Working data:
----
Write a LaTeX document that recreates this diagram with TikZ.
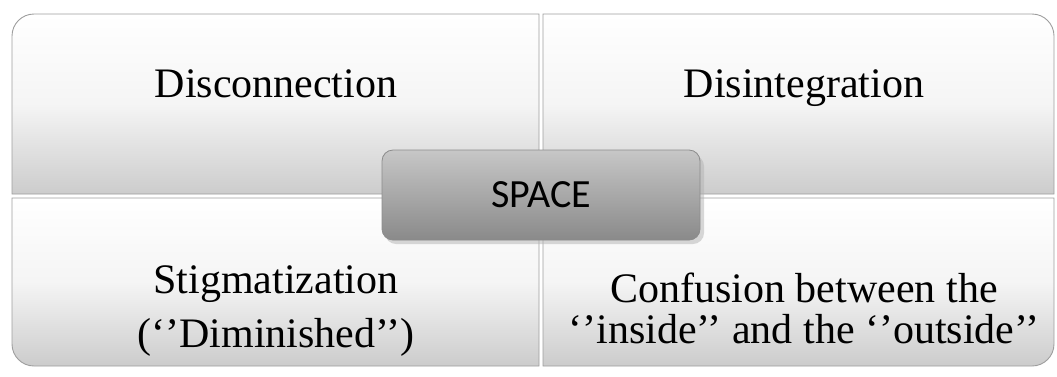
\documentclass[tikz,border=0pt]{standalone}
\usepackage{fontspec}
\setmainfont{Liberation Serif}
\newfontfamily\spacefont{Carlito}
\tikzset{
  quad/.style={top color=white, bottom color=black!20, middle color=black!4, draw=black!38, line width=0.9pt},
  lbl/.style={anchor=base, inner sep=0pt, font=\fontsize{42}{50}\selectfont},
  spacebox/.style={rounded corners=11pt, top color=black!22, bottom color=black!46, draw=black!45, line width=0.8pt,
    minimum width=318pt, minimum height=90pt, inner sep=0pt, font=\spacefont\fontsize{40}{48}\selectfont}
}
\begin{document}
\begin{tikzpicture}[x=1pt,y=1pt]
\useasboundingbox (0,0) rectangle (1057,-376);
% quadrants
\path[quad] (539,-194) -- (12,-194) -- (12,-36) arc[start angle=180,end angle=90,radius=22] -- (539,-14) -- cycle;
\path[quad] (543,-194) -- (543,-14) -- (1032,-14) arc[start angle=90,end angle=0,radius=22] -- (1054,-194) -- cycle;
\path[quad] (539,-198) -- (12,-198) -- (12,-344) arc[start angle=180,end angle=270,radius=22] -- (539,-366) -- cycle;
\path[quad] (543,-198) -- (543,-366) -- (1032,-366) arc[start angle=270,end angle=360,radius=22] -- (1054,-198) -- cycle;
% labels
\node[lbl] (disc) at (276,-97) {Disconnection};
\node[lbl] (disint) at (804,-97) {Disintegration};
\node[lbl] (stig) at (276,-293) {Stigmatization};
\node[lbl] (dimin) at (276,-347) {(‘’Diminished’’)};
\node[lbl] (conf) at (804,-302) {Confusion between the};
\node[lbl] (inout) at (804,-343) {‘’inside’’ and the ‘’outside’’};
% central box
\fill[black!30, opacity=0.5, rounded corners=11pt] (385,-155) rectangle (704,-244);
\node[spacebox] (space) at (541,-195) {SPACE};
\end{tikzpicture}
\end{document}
----
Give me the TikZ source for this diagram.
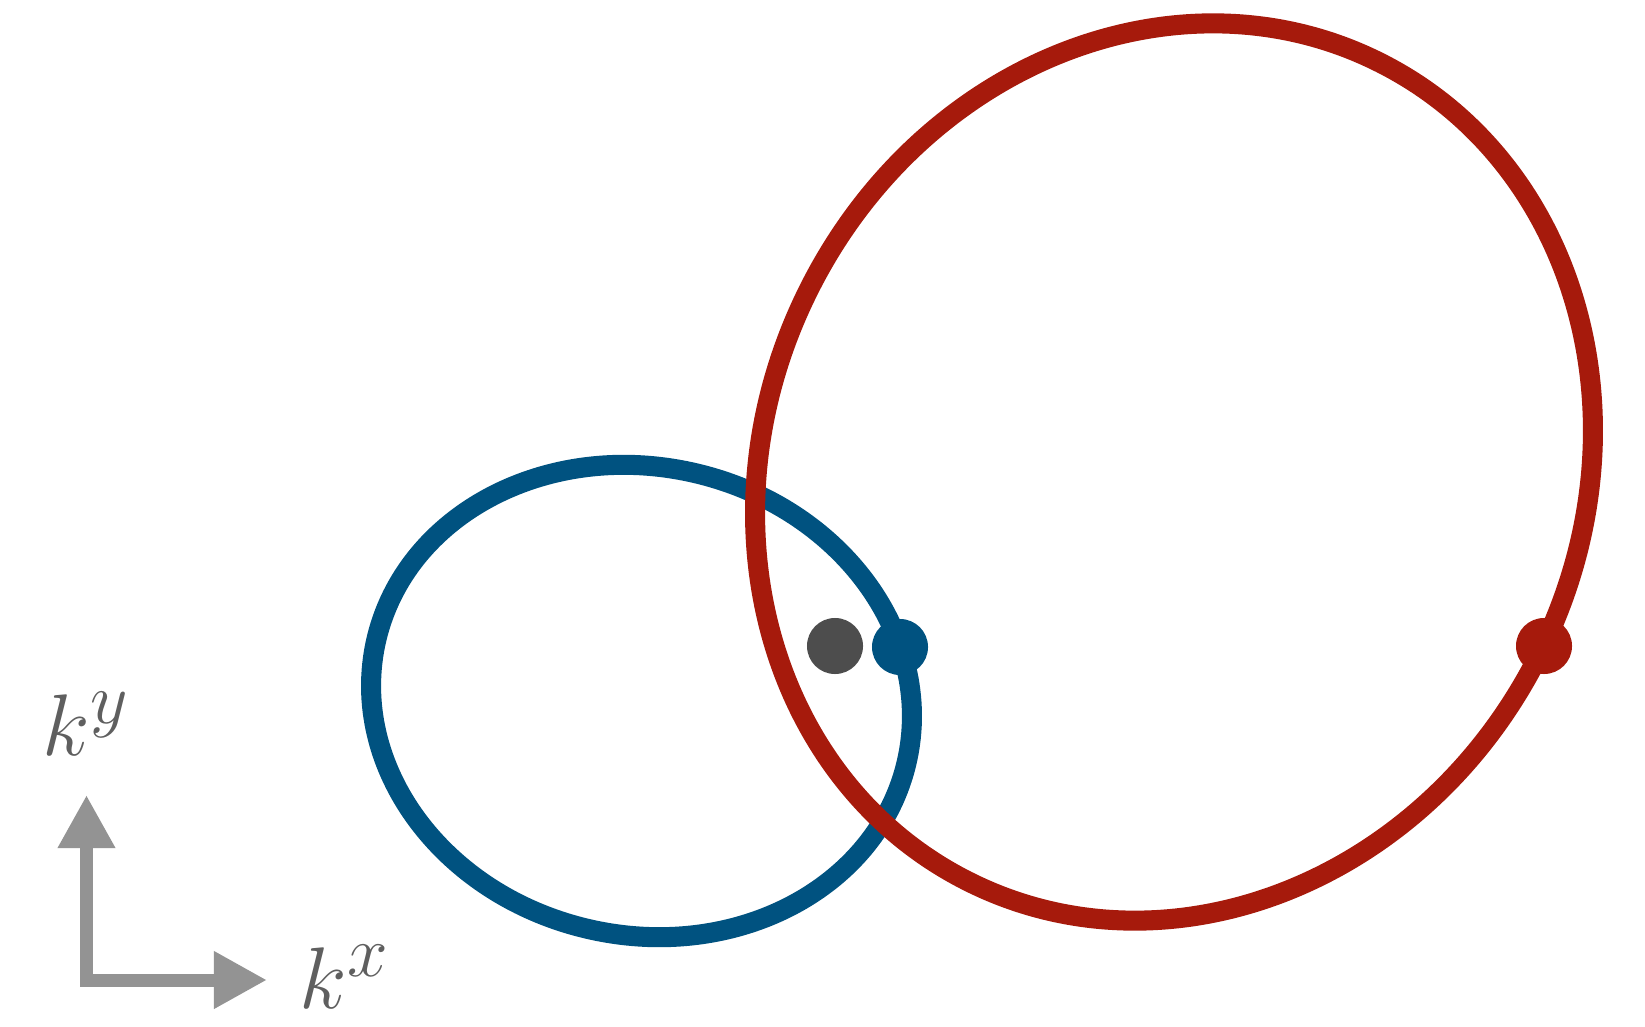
----
Task directions: Identify and copy lines that hold the string "this".

The reply:
Write a LaTeX document that recreates this diagram with TikZ.
Give me the TikZ source for this diagram.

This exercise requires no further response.